WRITTEN EXERCISE | Please, without the pictures, retype exactly the lines from the start of the material through the line that holds "(0,0) rectangle (640,417);".

▬▬▬▬▬▬

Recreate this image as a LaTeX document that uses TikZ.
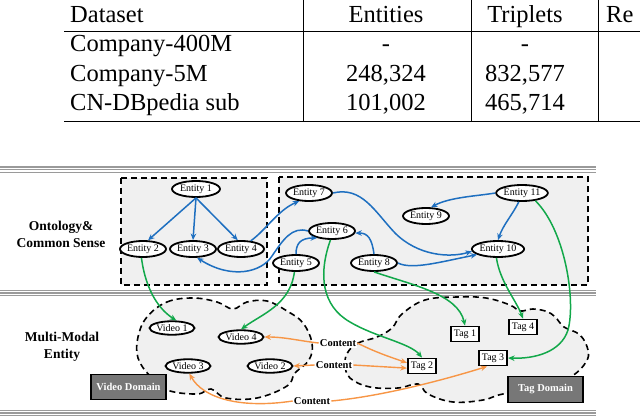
\documentclass[tikz,border=0pt]{standalone}
\usepackage{fontspec}
\setmainfont{Liberation Serif}
\usetikzlibrary{shapes.geometric,arrows.meta}
\definecolor{eblue}{HTML}{1E6FC0}
\definecolor{egreen}{HTML}{12A84A}
\definecolor{eorange}{HTML}{F79646}
\definecolor{lightbg}{HTML}{F0F0F0}
\definecolor{domgray}{HTML}{777777}
\definecolor{bandgray}{HTML}{9A9A9A}
\tikzset{
  tabtxt/.style={inner sep=0pt,font=\fontsize{24.5}{28}\selectfont},
  ent/.style={ellipse,draw=black,line width=1.8pt,fill=white,inner sep=0pt,minimum width=46pt,minimum height=16pt,font=\fontsize{10}{11}\selectfont},
  vid/.style={ellipse,draw=black,line width=1.8pt,fill=white,inner sep=0pt,minimum width=45pt,minimum height=13.5pt,font=\fontsize{10}{11}\selectfont},
  tagbox/.style={rectangle,draw=black,line width=1.8pt,fill=white,inner xsep=3pt,inner ysep=0pt,minimum height=15pt,font=\fontsize{10}{11}\selectfont},
  dombox/.style={rectangle,draw=black,line width=1.2pt,fill=domgray,text=white,minimum width=75pt,minimum height=25.5pt,inner sep=0pt,font=\bfseries\fontsize{10.5}{12}\selectfont},
  sidelab/.style={align=center,inner sep=0pt,font=\bfseries\fontsize{13.5}{17.5}\selectfont},
  contlab/.style={inner sep=1pt,fill=white,font=\bfseries\fontsize{10.5}{12}\selectfont},
  dbox/.style={draw=black,line width=1.6pt,dash pattern=on 6pt off 4pt,fill=lightbg},
  cloudline/.style={draw=black,line width=1.6pt,dash pattern=on 6pt off 4pt,fill=lightbg},
  band/.style={draw=bandgray,line width=1.3pt},
  tip/.style={-{Stealth[length=6.5pt,width=5.5pt]}},
  bl/.style={tip,draw=eblue,line width=1.5pt},
  gr/.style={tip,draw=egreen,line width=1.5pt},
  og/.style={tip,draw=eorange,line width=1.4pt}
}
\begin{document}
\begin{tikzpicture}[x=1pt,y=-1pt]
\useasboundingbox (0,0) rectangle (640,417);

% ---------------- table ----------------
\draw[line width=0.9pt] (64,31.5) -- (640,31.5);
\draw[line width=0.9pt] (64,121) -- (640,121);
\foreach \xx in {303,471,598} \draw[line width=0.8pt] (\xx,0) -- (\xx,121);
\node[tabtxt,anchor=base west] (h1) at (70,23) {Dataset};
\node[tabtxt,anchor=base] (h2) at (386,23) {Entities};
\node[tabtxt,anchor=base] (h3) at (525,23) {Triplets};
\node[tabtxt,anchor=base west] (h4) at (606,23) {Re};
\node[tabtxt,anchor=base west] (r1a) at (70,52) {Company-400M};
\node[tabtxt,anchor=base] (r1b) at (386,52) {-};
\node[tabtxt,anchor=base] (r1c) at (525,52) {-};
\node[tabtxt,anchor=base west] (r2a) at (70,81.5) {Company-5M};
\node[tabtxt,anchor=base] (r2b) at (386,81.5) {248,324};
\node[tabtxt,anchor=base] (r2c) at (525,81.5) {832,577};
\node[tabtxt,anchor=base west] (r3a) at (70,111) {CN-DBpedia sub};
\node[tabtxt,anchor=base] (r3b) at (386,111) {101,002};
\node[tabtxt,anchor=base] (r3c) at (525,111) {465,714};

% ---------------- bands ----------------
\foreach \yy in {167,169.6,172.2,290.5,293.1,295.7,410.3,412.9,415.5}
  \draw[band] (0,\yy) -- (596,\yy);

% ---------------- dashed boxes ----------------
\draw[dbox] (121,178) rectangle (267,285);
\draw[dbox] (279,177) rectangle (588,285);

% ---------------- clouds ----------------
\draw[cloudline] plot[smooth cycle,tension=0.65] coordinates {
 (147,317) (167,302) (193,298) (217,302) (233,309) (247,302) (267,301) (287,311)
 (303,323) (312,343) (309,360) (295,373) (287,386) (257,398) (226,398) (211,389)
 (197,394) (167,390) (150,376) (138,358) (138,337)};
\draw[cloudline] plot[smooth cycle,tension=0.65] coordinates {
 (348,352) (358,343) (377,337) (392,328) (402,314) (425,300) (457,297) (486,298)
 (510,305) (520,311) (533,309) (548,312) (557,319) (564,327) (580,335) (588,350)
 (586,362) (572,376) (545,388) (503,394) (483,400) (453,402) (428,394) (418,384)
 (398,388) (370,387) (350,378) (345,364)};

% ---------------- domain boxes ----------------
\node[dombox] (vd) at (128.5,387) {Video Domain};
\node[dombox] (td) at (545.5,389.5) {Tag Domain};

% ---------------- side labels ----------------
\node[sidelab] (ont) at (61,234.5) {Ontology\&\\Common Sense};
\node[sidelab] (mme) at (62,347) {Multi-Modal\\Entity};

% ---------------- entity nodes ----------------
\node[ent,minimum width=48pt] (e1) at (196,189) {Entity 1};
\node[ent] (e2) at (143,249) {Entity 2};
\node[ent] (e3) at (193,249) {Entity 3};
\node[ent] (e4) at (241,249) {Entity 4};
\node[ent] (e5) at (296,263) {Entity 5};
\node[ent] (e6) at (332,231) {Entity 6};
\node[ent] (e7) at (309,193) {Entity 7};
\node[ent] (e8) at (374,263) {Entity 8};
\node[ent] (e9) at (426,216) {Entity 9};
\node[ent] (e10) at (498,249) {Entity 10};
\node[ent] (e11) at (522,193) {Entity 11};

% ---------------- video / tag nodes ----------------
\node[vid] (v1) at (172,328) {Video 1};
\node[vid] (v4) at (241,337) {Video 4};
\node[vid] (v3) at (188,366) {Video 3};
\node[vid] (v2) at (270,366) {Video 2};
\node[tagbox] (t1) at (465,334) {Tag 1};
\node[tagbox] (t4) at (523,327) {Tag 4};
\node[tagbox] (t3) at (493,358) {Tag 3};
\node[tagbox] (t2) at (422,366) {Tag 2};

\node[contlab] (c1) at (338,343) {Content};
\node[contlab] (c2) at (334,365) {Content};
\node[contlab] (c3) at (312,401) {Content};

% ---------------- blue edges ----------------
\draw[bl] (e1.south) -- (e2.60);
\draw[bl] (e1.south) -- (e3.north);
\draw[bl] (e1.south) -- (e4.110);
\draw[bl] (e4.40) .. controls (266,230) and (278,210) .. (e7.-140);
\draw[bl] (e6.west) .. controls (292,226) and (283,240) .. (272,256)
          .. controls (262,272) and (232,280) .. (e3.-65);
\draw[bl] (e5.north) .. controls (296,244) and (300,238) .. (e6.-155);
\draw[bl] (e8.north) .. controls (372,239) and (368,233) .. (e6.-5);
\draw[bl] (e7.east) .. controls (362,186) and (375,212) .. (395,233)
          .. controls (418,256) and (450,258) .. (e10.-175);
\draw[bl] (e8.east) .. controls (412,270) and (440,262) .. (e10.-165);
\draw[bl] (e11.west) .. controls (478,196) and (450,197) .. (e9.60);
\draw[bl] (e11.-110) .. controls (513,214) and (503,225) .. (e10.north);

% ---------------- green edges ----------------
\draw[gr] (e2.-100) .. controls (146,292) and (160,310) .. (v1.60);
\draw[gr] (e5.-100) .. controls (290,305) and (262,314) .. (v4.north);
\draw[gr] (e6.-100) .. controls (318,275) and (322,306) .. (350,322)
          .. controls (375,337) and (410,343) .. (t2.north);
\draw[gr] (e8.south) .. controls (412,285) and (458,294) .. (t1.north);
\draw[gr] (e10.-100) .. controls (500,282) and (516,300) .. (t4.north);
\draw[gr] (e11.-30) .. controls (565,230) and (576,300) .. (568,330)
          .. controls (561,352) and (535,359) .. (t3.east);

% ---------------- orange edges ----------------
\draw[og] (c1.west) .. controls (300,341) and (285,337) .. (v4.east);
\draw[og] (c1.east) .. controls (375,352) and (390,357) .. (t2.168);
\draw[og] (c2.west) -- (v2.east);
\draw[og] (c2.east) -- (t2.-172);
\draw[og] (c3.west) .. controls (240,409) and (203,398) .. (v3.-80);
\draw[og] (c3.east) .. controls (385,396) and (450,378) .. (t3.-125);
\end{tikzpicture}
\end{document}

▬▬▬▬▬▬

FINISHED ANSWER |
Recreate this image as a LaTeX document that uses TikZ.
\documentclass[tikz,border=0pt]{standalone}
\usepackage{fontspec}
\setmainfont{Liberation Serif}
\usetikzlibrary{shapes.geometric,arrows.meta}
\definecolor{eblue}{HTML}{1E6FC0}
\definecolor{egreen}{HTML}{12A84A}
\definecolor{eorange}{HTML}{F79646}
\definecolor{lightbg}{HTML}{F0F0F0}
\definecolor{domgray}{HTML}{777777}
\definecolor{bandgray}{HTML}{9A9A9A}
\tikzset{
  tabtxt/.style={inner sep=0pt,font=\fontsize{24.5}{28}\selectfont},
  ent/.style={ellipse,draw=black,line width=1.8pt,fill=white,inner sep=0pt,minimum width=46pt,minimum height=16pt,font=\fontsize{10}{11}\selectfont},
  vid/.style={ellipse,draw=black,line width=1.8pt,fill=white,inner sep=0pt,minimum width=45pt,minimum height=13.5pt,font=\fontsize{10}{11}\selectfont},
  tagbox/.style={rectangle,draw=black,line width=1.8pt,fill=white,inner xsep=3pt,inner ysep=0pt,minimum height=15pt,font=\fontsize{10}{11}\selectfont},
  dombox/.style={rectangle,draw=black,line width=1.2pt,fill=domgray,text=white,minimum width=75pt,minimum height=25.5pt,inner sep=0pt,font=\bfseries\fontsize{10.5}{12}\selectfont},
  sidelab/.style={align=center,inner sep=0pt,font=\bfseries\fontsize{13.5}{17.5}\selectfont},
  contlab/.style={inner sep=1pt,fill=white,font=\bfseries\fontsize{10.5}{12}\selectfont},
  dbox/.style={draw=black,line width=1.6pt,dash pattern=on 6pt off 4pt,fill=lightbg},
  cloudline/.style={draw=black,line width=1.6pt,dash pattern=on 6pt off 4pt,fill=lightbg},
  band/.style={draw=bandgray,line width=1.3pt},
  tip/.style={-{Stealth[length=6.5pt,width=5.5pt]}},
  bl/.style={tip,draw=eblue,line width=1.5pt},
  gr/.style={tip,draw=egreen,line width=1.5pt},
  og/.style={tip,draw=eorange,line width=1.4pt}
}
\begin{document}
\begin{tikzpicture}[x=1pt,y=-1pt]
\useasboundingbox (0,0) rectangle (640,417);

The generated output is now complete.